Preoperative Chemotherapy-Sensitized Radiation Therapy for Cervical Metastases in Head and Neck Cancer
Archives of Otolaryngology - Head and Neck Surgery
Objective: To determine the efficacy of concurrent preoperative cisplatin chemotherapy and radiotherapy (CT/ RT) for patients with advanced head and neck cancer and cervical metastatic disease. Design: Retrospective analysis. Setting: University hospitals. Patients: Eighty-eight patients with operable stage III and IV squamous cell carcinoma of the head and neck and palpable cervical lymphogenous metastases received preoperative concurrent CT/RT followed by planned neck dissection.
... : All patients undergoing CT/RT received concomitant continuous infusions of cisplatin (20 mg/m 2 ) on days 1 to 4 and 22 to 25 of CT/RT. Thirty-nine patients underwent single-fraction (1.8-Gy) radiotherapy to 45.0 Gy, and 49 patients received 10 single-fraction (1.8-Gy) treatments, which were hyperfractionated (1.2-Gy twice a day) to 46.8 Gy. Main Outcome Measures: The 71 patients for whom complete post-CT/RT data were available were evaluated for clinical response in addition to survival.
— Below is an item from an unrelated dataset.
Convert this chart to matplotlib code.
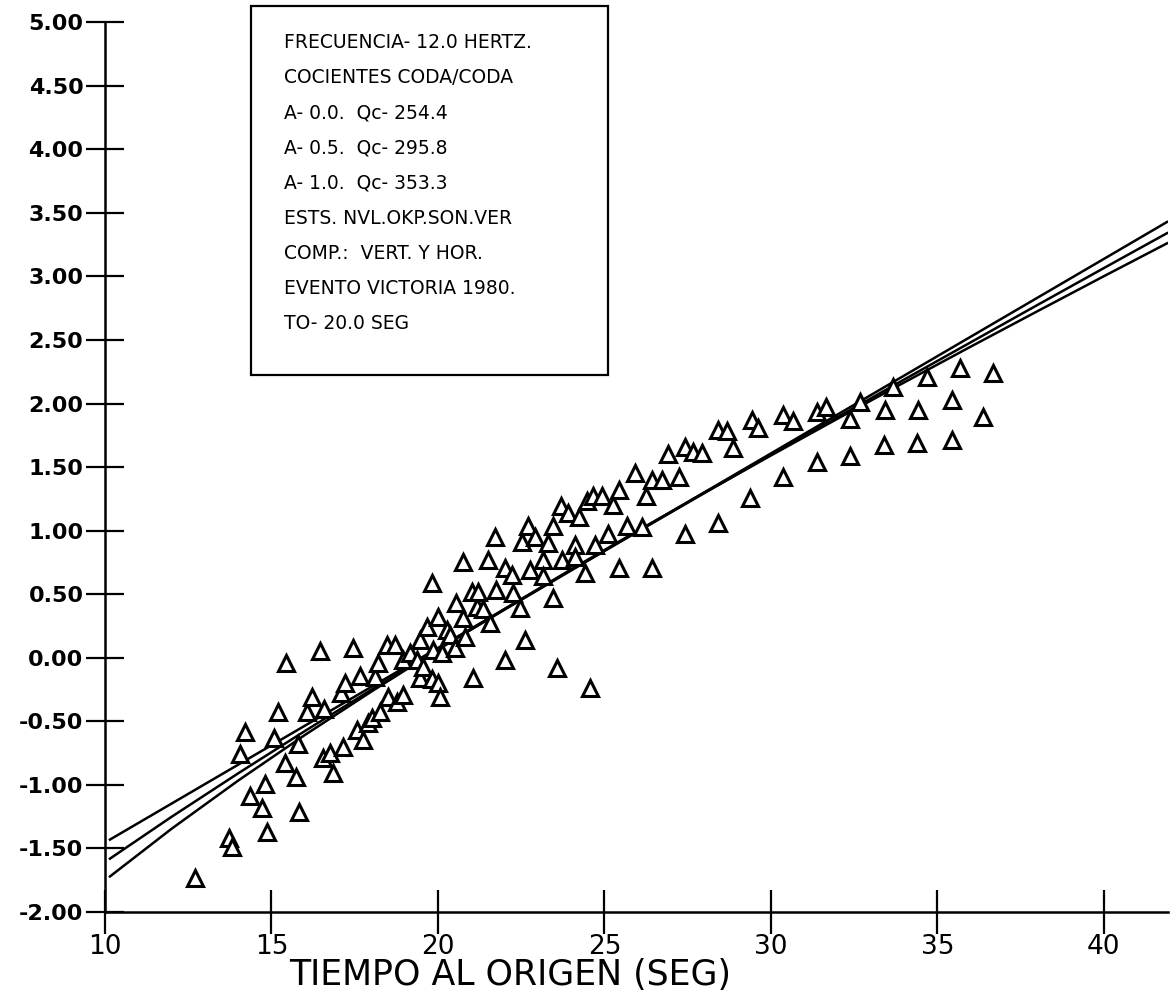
import matplotlib
matplotlib.use("Agg")
import matplotlib.pyplot as plt

# puntos observados (tiempo al origen, cociente)
t_obs = [12.70, 13.72, 13.81, 14.05, 14.20, 14.35, 14.71, 14.80, 14.86, 15.08,
         15.20, 15.41, 15.44, 15.74, 15.80, 15.83, 16.07, 16.22, 16.46, 16.55,
         16.58, 16.76, 16.85, 17.09, 17.15, 17.21, 17.45, 17.57, 17.66, 17.75,
         17.90, 18.02, 18.11, 18.20, 18.26, 18.47, 18.50, 18.71, 18.77, 18.95,
         18.95, 19.16, 19.37, 19.46, 19.46, 19.55, 19.67, 19.82, 19.82, 19.85,
         20.00, 20.00, 20.06, 20.12, 20.27, 20.36, 20.51, 20.54, 20.75, 20.75,
         20.81, 21.02, 21.05, 21.17, 21.20, 21.35, 21.50, 21.56, 21.71, 21.74,
         22.01, 22.01, 22.22, 22.25, 22.46, 22.52, 22.61, 22.70, 22.76, 22.91,
         23.15, 23.15, 23.30, 23.45, 23.45, 23.57, 23.69, 23.72, 23.90, 24.11,
         24.11, 24.23, 24.41, 24.47, 24.56, 24.65, 24.71, 24.92, 25.11, 25.26,
         25.44, 25.44, 25.68, 25.92, 26.13, 26.25, 26.43, 26.43, 26.73, 26.91,
         27.24, 27.42, 27.42, 27.66, 27.93, 28.41, 28.41, 28.68, 28.86, 29.37,
         29.43, 29.61, 30.36, 30.36, 30.66, 31.38, 31.38, 31.65, 32.37, 32.37,
         32.67, 33.39, 33.42, 33.66, 34.38, 34.41, 34.68, 35.44, 35.44, 35.68,
         36.37, 36.67]
y_obs = [-1.73, -1.42, -1.49, -0.76, -0.58, -1.09, -1.18, -0.99, -1.37, -0.63,
         -0.43, -0.83, -0.04, -0.94, -0.68, -1.21, -0.43, -0.31, 0.05, -0.79,
         -0.40, -0.75, -0.91, -0.28, -0.70, -0.20, 0.08, -0.57, -0.14, -0.65,
         -0.51, -0.47, -0.15, -0.04, -0.43, 0.10, -0.31, 0.10, -0.35, -0.02,
         -0.29, 0.04, -0.02, 0.14, -0.16, -0.07, 0.24, 0.59, -0.17, 0.06,
         0.32, -0.20, -0.31, 0.04, 0.22, 0.18, 0.08, 0.43, 0.75, 0.31,
         0.16, 0.52, -0.16, 0.40, 0.52, 0.38, 0.77, 0.27, 0.95, 0.53,
         0.71, -0.02, 0.65, 0.51, 0.39, 0.91, 0.14, 1.04, 0.69, 0.95,
         0.77, 0.64, 0.90, 1.04, 0.47, -0.08, 1.19, 0.77, 1.14, 0.89,
         0.79, 1.11, 0.67, 1.23, -0.24, 1.27, 0.89, 1.27, 0.97, 1.20,
         1.32, 0.71, 1.04, 1.45, 1.03, 1.27, 1.40, 0.71, 1.40, 1.60,
         1.42, 1.66, 0.97, 1.62, 1.61, 1.79, 1.06, 1.78, 1.65, 1.26,
         1.87, 1.81, 1.91, 1.42, 1.86, 1.93, 1.54, 1.97, 1.88, 1.59,
         2.01, 1.67, 1.95, 2.13, 1.69, 1.95, 2.21, 2.03, 1.71, 2.28,
         1.89, 2.24]

# curvas ajustadas (A=0.0, 0.5, 1.0)
t_fit = [10.15, 12, 14, 16, 18, 20, 22, 24, 26, 28, 30, 32, 34, 36, 38, 40, 41.9]
y_a00 = [-1.430, -1.147, -0.841, -0.535, -0.229, 0.077, 0.383, 0.689, 0.995,
         1.301, 1.607, 1.913, 2.219, 2.525, 2.831, 3.137, 3.428]
y_a05 = [-1.580, -1.251, -0.909, -0.577, -0.252, 0.066, 0.378, 0.687, 0.992,
         1.295, 1.595, 1.892, 2.188, 2.481, 2.774, 3.065, 3.340]
y_a10 = [-1.720, -1.345, -0.966, -0.608, -0.266, 0.064, 0.383, 0.695, 0.999,
         1.298, 1.591, 1.880, 2.165, 2.447, 2.725, 3.001, 3.260]

y_ticks = [-2.0, -1.5, -1.0, -0.5, 0.0, 0.5, 1.0, 1.5, 2.0, 2.5, 3.0, 3.5, 4.0, 4.5, 5.0]
x_ticks = [10, 15, 20, 25, 30, 35, 40]

info = ["FRECUENCIA- 12.0 HERTZ.",
        "COCIENTES CODA/CODA",
        "A- 0.0.  Qc- 254.4",
        "A- 0.5.  Qc- 295.8",
        "A- 1.0.  Qc- 353.3",
        "ESTS. NVL.OKP.SON.VER",
        "COMP.:  VERT. Y HOR.",
        "EVENTO VICTORIA 1980.",
        "TO- 20.0 SEG"]

fig = plt.figure(figsize=(11.73, 10.05), dpi=100)
ax = fig.add_axes([0.0895, 0.0925, 0.906, 0.8855])

for yy in (y_a00, y_a05, y_a10):
    ax.plot(t_fit, yy, color='black', lw=1.8)

ax.plot(t_obs, y_obs, linestyle='none', marker='^', ms=12, mfc='white',
        mec='black', mew=2.2)

ax.set_xlim(10, 41.92)
ax.set_ylim(-2, 5)
ax.spines['top'].set_visible(False)
ax.spines['right'].set_visible(False)
ax.spines['left'].set_linewidth(1.8)
ax.spines['bottom'].set_linewidth(1.8)

ax.set_yticks(y_ticks)
ax.set_yticklabels(['%.2f' % v for v in y_ticks], fontsize=16, fontweight='bold')
ax.tick_params(axis='y', direction='inout', length=27, width=1.6, pad=2)

ax.set_xticks(x_ticks)
ax.set_xticklabels([str(v) for v in x_ticks], fontsize=19)
ax.tick_params(axis='x', direction='inout', length=32, width=1.6, pad=0)

# titulo del eje x, desplazado a la izquierda como en el original
fig.text(0.435, 0.030, "TIEMPO AL ORIGEN (SEG)", fontsize=25,
         ha='center', va='center')

# recuadro con la informacion
box = plt.Rectangle((0.137, 0.603), 0.336, 0.415, transform=ax.transAxes,
                    fill=False, lw=1.6, color='black', clip_on=False)
ax.add_patch(box)
for i, line in enumerate(info):
    ax.text(0.168, 0.977 - i * 0.0395, line, transform=ax.transAxes,
            fontsize=13.5, va='center', ha='left')

fig.savefig("out.png", dpi=100)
Histologic complete response (HCR) was confirmed from planned neck dissection specimens (n = 48) after clini-cal complete response (CCR) from initial CT/RT. Kaplan-Meier statistical analysis for disease-specific survival and overall survival was performed on all 88 patients who received CT/RT. Results: A CCR and an HCR were noted in 78% (18/ 23) and 59% (10/17) of patients with N1 lesions, respectively, and in 60% (29/48) and 45% (14/31) of patients with N2-3 lesions, respectively. The percentage of patients with CCR who also had HCR was 67% (10/15) for patients with N1 lesions and 54% (14/26) for patients with N2-3 lesions. With a median follow-up of 18.5 months, the Kaplan-Meier disease-specific survival rate at 54 months (n = 88) was 70% (21/30) for patients with N1 lesions, 60% (24/40) for patients with N2 lesions, and 39% (7/18) for patients with N3 lesions. The overall survival and disease-specific survival rates at 5 years for all nodal groups combined were 36% (32/88) and 59% (52/88), respectively. Conclusions: A CCR to CT/RT was achieved in nearly two thirds of patients with head and neck cervical lymphogenous metastases, independent of nodal tumor load. Most patients (59% [24/41]) with CCR were pathologically tumor free before neck dissection.